### STATED EXERCISE
Every line with the word "page" in it should be extracted from the data that follows.

### EXERCISE MATERIALS
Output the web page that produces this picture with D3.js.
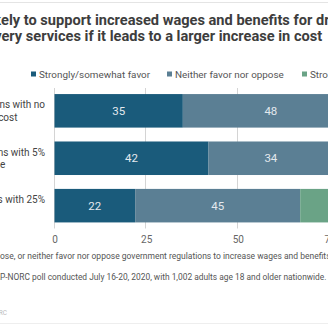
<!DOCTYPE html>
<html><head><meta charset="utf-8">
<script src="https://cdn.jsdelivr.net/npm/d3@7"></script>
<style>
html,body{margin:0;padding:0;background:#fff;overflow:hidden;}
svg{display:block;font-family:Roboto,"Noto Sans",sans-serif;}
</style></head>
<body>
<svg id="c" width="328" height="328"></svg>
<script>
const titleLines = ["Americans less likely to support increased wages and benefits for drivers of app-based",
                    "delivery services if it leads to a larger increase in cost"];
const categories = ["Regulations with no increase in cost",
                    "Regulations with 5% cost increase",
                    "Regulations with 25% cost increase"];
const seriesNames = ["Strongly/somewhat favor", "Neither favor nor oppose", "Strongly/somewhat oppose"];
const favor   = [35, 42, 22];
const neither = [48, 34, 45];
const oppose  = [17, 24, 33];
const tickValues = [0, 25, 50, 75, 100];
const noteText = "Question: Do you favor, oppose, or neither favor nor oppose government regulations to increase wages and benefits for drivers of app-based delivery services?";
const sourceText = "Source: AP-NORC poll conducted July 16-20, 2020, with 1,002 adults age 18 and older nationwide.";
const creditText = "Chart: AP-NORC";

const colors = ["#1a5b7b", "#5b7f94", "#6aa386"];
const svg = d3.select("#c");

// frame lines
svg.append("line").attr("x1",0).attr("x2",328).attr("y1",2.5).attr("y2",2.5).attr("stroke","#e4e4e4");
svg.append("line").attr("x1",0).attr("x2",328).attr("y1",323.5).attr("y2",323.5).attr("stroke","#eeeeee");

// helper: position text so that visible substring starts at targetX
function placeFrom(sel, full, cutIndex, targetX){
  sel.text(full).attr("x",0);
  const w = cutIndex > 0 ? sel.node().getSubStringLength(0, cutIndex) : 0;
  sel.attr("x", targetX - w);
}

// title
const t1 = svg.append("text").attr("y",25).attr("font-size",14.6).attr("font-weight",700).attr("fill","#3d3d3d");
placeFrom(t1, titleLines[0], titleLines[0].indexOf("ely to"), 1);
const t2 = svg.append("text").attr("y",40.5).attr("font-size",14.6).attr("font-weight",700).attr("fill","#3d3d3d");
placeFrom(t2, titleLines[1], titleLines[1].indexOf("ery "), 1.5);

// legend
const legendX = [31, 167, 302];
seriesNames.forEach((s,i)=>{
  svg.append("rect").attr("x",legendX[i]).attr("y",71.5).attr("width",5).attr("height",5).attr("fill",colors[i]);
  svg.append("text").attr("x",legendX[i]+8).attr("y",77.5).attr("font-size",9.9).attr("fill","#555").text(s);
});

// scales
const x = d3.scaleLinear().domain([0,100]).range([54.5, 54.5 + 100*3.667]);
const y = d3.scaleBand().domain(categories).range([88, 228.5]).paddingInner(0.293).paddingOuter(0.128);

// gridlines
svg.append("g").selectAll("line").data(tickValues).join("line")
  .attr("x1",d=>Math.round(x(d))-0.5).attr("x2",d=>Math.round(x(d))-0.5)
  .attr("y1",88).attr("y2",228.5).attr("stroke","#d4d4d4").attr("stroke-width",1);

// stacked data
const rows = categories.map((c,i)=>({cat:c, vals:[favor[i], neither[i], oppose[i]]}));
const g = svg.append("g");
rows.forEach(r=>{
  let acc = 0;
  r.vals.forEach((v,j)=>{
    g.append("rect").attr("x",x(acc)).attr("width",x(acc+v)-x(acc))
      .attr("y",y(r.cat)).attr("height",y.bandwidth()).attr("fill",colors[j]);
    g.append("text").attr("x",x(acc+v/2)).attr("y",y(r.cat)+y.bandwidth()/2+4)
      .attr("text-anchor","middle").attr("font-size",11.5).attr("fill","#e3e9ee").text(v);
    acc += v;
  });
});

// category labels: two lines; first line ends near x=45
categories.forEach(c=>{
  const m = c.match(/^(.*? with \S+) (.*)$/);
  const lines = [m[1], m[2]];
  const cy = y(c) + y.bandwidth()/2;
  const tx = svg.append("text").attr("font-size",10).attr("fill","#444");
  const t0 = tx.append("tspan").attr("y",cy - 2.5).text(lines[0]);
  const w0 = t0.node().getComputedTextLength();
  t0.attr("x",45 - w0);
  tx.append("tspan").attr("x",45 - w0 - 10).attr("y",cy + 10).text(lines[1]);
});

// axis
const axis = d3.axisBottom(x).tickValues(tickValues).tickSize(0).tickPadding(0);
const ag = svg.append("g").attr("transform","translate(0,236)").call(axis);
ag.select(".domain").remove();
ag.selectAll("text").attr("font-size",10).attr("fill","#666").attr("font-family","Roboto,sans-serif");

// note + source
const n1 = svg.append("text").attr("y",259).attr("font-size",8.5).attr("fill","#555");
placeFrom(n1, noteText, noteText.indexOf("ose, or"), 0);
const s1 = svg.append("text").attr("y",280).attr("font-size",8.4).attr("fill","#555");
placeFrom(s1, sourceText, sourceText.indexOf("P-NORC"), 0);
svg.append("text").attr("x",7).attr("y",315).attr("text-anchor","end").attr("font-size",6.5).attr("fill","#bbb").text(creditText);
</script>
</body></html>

---

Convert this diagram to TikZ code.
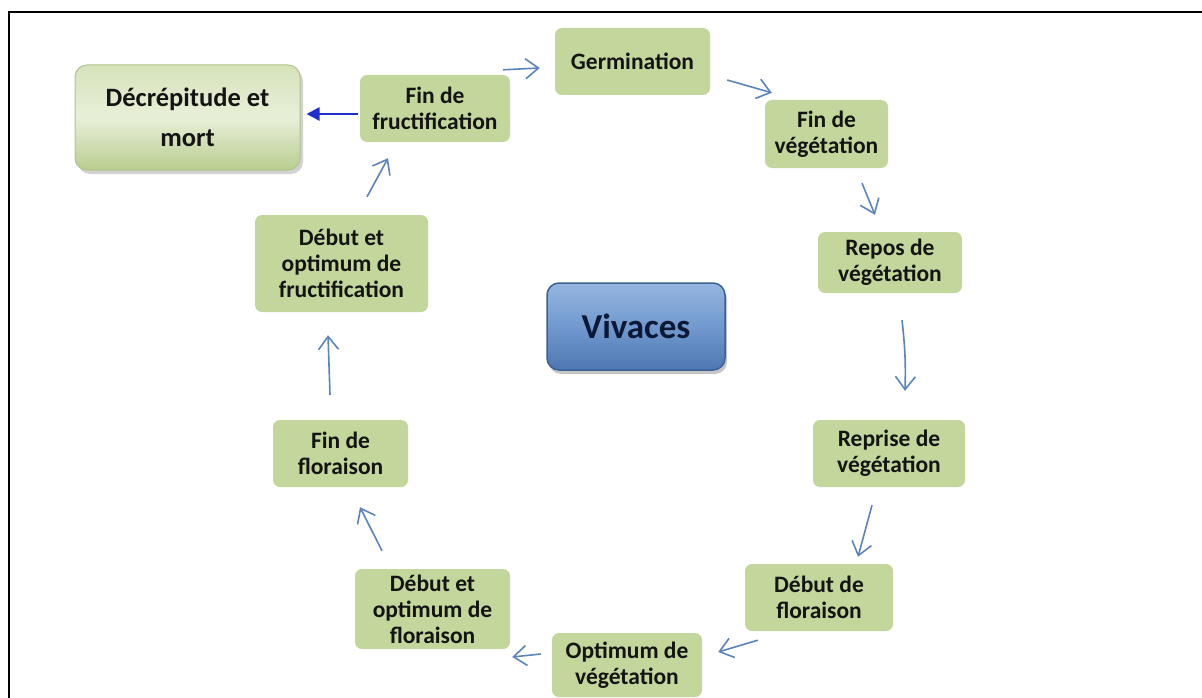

* * *

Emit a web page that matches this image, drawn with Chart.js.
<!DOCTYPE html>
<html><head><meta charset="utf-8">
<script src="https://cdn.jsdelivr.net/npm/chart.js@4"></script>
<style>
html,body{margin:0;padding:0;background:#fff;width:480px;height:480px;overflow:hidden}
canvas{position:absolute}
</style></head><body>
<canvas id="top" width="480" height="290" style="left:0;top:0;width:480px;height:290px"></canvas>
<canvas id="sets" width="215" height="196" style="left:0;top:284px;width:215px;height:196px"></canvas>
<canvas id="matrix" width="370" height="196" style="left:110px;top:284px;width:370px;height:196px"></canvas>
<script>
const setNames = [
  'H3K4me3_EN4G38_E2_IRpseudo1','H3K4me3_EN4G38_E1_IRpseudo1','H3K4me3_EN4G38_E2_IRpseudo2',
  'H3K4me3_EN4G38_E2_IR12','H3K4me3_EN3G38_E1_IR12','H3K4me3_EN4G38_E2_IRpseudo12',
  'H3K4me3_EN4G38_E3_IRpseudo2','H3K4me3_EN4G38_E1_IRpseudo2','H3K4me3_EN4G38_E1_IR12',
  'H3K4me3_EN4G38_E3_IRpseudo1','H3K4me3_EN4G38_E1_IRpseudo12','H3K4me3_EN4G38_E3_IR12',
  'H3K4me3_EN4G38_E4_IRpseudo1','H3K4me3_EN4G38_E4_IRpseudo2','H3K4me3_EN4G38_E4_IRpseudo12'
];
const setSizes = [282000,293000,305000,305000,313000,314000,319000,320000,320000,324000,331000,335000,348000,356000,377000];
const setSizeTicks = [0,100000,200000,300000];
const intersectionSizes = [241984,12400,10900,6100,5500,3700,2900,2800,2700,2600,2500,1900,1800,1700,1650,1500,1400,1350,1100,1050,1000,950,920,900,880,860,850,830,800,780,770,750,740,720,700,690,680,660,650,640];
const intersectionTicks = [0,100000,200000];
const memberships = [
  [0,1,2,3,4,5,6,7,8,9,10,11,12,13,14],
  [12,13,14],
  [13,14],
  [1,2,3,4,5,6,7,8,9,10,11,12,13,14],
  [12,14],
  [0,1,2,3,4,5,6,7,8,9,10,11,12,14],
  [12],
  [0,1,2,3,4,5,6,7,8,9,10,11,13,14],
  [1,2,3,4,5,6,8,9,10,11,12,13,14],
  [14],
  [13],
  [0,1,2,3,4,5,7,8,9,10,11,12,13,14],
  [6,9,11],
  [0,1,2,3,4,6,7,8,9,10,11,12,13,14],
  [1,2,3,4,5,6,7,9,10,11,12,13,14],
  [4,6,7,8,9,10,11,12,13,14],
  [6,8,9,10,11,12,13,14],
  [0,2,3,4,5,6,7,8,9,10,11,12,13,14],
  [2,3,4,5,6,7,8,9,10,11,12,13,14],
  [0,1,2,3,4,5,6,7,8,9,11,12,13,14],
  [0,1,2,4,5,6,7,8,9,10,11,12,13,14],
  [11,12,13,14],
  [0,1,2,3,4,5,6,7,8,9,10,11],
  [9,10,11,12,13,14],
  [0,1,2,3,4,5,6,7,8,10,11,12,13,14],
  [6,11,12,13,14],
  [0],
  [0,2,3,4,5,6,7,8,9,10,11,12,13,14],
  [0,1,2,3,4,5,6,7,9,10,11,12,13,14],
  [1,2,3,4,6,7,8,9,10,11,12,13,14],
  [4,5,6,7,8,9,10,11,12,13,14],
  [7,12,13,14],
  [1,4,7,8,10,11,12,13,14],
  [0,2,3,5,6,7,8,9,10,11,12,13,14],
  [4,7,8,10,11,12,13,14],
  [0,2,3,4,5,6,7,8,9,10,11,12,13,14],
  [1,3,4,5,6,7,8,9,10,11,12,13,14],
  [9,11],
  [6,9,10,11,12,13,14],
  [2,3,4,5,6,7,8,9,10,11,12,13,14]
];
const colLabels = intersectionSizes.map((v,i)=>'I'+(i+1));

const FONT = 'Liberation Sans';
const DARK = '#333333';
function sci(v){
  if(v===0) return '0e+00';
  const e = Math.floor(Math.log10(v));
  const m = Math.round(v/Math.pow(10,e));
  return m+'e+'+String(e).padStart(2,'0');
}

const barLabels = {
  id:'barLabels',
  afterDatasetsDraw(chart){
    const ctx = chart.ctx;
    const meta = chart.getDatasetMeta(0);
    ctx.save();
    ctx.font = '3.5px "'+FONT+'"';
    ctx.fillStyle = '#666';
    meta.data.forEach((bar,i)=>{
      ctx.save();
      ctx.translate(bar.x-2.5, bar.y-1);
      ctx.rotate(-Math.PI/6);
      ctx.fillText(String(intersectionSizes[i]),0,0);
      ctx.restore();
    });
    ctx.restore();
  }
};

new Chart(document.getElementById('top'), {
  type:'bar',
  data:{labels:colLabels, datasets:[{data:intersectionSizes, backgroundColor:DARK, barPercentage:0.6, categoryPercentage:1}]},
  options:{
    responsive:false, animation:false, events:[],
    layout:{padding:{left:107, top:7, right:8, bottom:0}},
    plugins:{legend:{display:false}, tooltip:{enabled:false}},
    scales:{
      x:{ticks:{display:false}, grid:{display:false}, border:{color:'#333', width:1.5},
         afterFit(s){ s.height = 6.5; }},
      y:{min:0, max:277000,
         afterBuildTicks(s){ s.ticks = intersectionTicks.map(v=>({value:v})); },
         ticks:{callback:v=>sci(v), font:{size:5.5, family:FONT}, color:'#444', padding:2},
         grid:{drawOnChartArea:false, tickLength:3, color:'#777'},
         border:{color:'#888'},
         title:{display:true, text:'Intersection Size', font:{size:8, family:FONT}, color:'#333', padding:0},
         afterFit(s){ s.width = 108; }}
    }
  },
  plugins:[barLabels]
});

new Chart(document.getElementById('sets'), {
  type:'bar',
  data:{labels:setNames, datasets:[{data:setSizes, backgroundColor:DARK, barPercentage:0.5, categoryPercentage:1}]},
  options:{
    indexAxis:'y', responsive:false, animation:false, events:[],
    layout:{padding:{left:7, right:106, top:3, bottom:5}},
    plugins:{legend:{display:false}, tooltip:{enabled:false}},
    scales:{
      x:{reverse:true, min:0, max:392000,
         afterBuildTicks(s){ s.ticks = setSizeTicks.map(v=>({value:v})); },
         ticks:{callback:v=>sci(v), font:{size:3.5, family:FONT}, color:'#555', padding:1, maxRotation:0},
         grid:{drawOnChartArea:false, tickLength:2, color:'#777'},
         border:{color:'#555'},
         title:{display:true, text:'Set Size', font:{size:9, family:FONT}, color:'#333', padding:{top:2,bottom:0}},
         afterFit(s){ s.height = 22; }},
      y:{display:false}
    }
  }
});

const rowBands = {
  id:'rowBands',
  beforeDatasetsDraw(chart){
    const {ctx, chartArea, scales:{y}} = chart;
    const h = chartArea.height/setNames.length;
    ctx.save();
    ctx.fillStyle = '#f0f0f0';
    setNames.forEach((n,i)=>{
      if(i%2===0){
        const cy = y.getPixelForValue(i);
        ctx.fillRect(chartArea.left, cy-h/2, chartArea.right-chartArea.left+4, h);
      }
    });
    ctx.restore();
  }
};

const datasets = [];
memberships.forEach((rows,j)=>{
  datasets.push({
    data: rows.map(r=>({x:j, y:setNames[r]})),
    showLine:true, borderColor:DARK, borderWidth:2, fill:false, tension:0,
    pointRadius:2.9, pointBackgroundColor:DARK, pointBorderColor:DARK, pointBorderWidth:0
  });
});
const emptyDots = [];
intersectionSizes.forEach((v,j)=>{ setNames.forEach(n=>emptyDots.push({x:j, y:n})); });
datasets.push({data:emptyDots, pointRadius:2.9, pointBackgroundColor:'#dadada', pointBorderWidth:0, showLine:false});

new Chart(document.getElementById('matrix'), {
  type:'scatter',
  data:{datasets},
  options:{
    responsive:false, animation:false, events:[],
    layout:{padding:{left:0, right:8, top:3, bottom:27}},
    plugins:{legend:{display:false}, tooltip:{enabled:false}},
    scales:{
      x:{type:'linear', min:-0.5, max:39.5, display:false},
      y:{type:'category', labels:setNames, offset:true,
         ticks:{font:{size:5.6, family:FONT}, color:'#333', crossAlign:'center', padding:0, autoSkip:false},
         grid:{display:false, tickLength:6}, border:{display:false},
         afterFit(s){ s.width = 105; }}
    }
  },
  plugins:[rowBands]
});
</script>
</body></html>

### ANSWER FOR THE TASK
Output the web page that produces this picture with D3.js.
Emit a web page that matches this image, drawn with Chart.js.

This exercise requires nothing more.